COLLECTED MATERIAL:
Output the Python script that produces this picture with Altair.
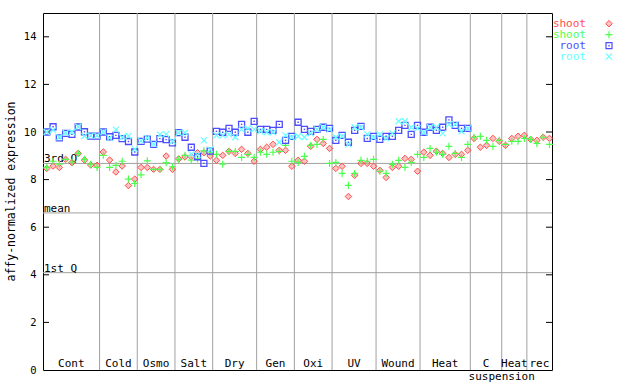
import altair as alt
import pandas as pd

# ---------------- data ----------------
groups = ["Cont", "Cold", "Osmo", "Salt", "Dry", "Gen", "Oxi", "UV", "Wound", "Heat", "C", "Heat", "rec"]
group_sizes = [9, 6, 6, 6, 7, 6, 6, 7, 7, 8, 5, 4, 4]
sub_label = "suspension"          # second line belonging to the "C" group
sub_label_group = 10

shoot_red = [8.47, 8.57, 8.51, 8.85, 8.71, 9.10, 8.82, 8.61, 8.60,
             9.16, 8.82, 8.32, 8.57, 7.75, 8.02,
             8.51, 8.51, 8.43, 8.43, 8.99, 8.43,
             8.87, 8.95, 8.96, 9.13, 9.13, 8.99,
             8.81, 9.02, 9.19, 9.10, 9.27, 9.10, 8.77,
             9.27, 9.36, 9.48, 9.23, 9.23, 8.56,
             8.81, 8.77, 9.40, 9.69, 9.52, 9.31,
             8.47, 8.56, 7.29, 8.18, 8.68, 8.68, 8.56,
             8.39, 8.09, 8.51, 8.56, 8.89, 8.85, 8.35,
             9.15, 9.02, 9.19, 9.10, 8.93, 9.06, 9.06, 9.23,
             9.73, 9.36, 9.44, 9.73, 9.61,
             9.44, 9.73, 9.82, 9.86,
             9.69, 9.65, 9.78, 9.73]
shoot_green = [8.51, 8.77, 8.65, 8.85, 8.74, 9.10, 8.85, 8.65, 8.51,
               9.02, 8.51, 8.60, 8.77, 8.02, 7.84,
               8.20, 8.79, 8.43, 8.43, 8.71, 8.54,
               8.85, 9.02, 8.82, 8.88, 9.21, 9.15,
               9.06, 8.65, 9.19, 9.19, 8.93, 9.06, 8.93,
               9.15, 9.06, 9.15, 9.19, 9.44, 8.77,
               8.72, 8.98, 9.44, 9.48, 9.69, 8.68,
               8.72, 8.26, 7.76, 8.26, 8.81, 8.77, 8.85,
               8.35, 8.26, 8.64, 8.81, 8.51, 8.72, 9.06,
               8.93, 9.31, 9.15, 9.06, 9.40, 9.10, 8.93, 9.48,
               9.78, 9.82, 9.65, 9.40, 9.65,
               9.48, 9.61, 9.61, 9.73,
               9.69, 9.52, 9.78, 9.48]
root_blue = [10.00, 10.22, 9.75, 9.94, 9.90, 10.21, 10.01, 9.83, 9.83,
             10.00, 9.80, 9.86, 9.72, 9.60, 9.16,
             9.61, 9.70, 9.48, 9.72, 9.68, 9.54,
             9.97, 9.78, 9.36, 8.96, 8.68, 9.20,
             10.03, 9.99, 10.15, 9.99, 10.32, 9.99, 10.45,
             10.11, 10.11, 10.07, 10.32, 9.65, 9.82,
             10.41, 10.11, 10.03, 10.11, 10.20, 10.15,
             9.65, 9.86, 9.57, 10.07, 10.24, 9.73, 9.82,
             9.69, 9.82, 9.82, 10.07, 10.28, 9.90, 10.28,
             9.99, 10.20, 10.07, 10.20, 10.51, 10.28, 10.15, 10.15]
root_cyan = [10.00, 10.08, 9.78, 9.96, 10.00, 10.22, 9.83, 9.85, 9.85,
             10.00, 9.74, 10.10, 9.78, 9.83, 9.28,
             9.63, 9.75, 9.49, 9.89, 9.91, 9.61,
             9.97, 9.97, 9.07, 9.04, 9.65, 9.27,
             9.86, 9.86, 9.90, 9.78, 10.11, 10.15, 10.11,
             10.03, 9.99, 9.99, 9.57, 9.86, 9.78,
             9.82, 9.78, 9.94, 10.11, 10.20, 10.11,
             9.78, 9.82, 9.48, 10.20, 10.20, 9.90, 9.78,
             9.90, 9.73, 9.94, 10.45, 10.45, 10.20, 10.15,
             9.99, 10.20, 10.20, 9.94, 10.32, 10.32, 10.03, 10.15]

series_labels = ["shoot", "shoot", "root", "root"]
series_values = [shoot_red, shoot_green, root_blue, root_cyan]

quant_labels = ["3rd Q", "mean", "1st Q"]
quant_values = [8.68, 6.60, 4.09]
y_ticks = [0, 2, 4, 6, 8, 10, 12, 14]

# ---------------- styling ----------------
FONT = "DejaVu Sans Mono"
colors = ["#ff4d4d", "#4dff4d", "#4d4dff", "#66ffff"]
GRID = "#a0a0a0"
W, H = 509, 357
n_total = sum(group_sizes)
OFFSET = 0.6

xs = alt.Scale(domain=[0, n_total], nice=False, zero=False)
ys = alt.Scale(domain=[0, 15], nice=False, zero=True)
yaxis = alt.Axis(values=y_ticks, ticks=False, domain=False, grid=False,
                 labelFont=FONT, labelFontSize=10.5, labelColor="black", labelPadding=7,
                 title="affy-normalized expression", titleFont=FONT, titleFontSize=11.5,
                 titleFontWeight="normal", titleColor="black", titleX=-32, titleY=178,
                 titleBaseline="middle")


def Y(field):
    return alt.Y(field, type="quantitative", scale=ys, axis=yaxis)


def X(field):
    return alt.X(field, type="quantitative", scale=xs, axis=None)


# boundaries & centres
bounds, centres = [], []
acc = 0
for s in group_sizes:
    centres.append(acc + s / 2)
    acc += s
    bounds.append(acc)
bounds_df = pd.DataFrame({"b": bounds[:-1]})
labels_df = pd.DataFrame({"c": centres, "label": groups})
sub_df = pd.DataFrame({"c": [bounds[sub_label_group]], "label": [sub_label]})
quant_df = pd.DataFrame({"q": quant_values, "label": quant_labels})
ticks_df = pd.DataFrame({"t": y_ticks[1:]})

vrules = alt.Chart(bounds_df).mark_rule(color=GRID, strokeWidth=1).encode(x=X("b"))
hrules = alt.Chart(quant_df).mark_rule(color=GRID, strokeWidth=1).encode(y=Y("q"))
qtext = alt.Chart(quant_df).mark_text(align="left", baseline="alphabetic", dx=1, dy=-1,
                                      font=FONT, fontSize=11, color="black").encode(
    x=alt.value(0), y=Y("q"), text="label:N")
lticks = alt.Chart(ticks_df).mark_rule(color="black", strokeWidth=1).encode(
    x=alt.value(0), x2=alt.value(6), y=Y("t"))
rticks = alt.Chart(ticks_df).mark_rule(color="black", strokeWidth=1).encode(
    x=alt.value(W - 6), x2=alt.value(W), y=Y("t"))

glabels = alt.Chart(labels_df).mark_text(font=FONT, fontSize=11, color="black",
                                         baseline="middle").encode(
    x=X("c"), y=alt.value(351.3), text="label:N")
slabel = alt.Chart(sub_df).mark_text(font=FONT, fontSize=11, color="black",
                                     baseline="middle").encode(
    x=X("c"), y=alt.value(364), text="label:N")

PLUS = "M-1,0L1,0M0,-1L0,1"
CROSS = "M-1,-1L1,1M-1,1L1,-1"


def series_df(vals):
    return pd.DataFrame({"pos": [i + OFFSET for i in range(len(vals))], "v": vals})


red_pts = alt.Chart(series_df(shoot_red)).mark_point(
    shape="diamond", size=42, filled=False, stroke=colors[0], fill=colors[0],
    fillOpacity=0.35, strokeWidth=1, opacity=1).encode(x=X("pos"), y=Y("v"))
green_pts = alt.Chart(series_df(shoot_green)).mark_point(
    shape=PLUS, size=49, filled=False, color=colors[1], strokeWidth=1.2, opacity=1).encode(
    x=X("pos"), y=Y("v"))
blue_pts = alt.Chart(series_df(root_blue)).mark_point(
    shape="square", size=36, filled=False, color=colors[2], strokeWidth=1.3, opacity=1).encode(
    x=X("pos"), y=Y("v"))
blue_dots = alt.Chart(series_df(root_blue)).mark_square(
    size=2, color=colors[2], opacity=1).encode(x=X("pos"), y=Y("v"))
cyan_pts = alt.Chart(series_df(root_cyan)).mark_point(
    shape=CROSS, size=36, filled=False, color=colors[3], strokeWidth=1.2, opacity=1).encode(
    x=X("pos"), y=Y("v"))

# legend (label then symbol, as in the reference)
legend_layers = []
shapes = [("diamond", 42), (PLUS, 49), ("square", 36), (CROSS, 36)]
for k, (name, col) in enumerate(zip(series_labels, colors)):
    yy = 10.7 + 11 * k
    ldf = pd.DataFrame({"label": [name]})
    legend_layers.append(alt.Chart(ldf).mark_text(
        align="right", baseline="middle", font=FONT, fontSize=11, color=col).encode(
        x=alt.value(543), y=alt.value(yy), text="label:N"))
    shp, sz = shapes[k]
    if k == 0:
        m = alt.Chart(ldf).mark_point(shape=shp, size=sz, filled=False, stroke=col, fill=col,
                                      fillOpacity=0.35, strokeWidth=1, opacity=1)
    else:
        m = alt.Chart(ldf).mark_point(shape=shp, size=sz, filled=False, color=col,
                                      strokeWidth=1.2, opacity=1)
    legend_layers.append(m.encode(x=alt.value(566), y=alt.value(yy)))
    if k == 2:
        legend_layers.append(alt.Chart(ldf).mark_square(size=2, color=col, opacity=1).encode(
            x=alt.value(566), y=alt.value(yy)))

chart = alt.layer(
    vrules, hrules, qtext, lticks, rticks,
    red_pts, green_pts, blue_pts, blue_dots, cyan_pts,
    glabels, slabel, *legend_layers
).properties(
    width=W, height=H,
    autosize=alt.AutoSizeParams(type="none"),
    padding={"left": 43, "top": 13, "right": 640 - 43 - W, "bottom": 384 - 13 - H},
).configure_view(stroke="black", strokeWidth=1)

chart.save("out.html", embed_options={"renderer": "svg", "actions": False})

THE TASK: Take the material above from its first line through the line holding "sub_label_group = 10" and set it down exactly, without the pictures.

SOLUTION FOR THIS TASK:
Output the Python script that produces this picture with Altair.
import altair as alt
import pandas as pd

# ---------------- data ----------------
groups = ["Cont", "Cold", "Osmo", "Salt", "Dry", "Gen", "Oxi", "UV", "Wound", "Heat", "C", "Heat", "rec"]
group_sizes = [9, 6, 6, 6, 7, 6, 6, 7, 7, 8, 5, 4, 4]
sub_label = "suspension"          # second line belonging to the "C" group
sub_label_group = 10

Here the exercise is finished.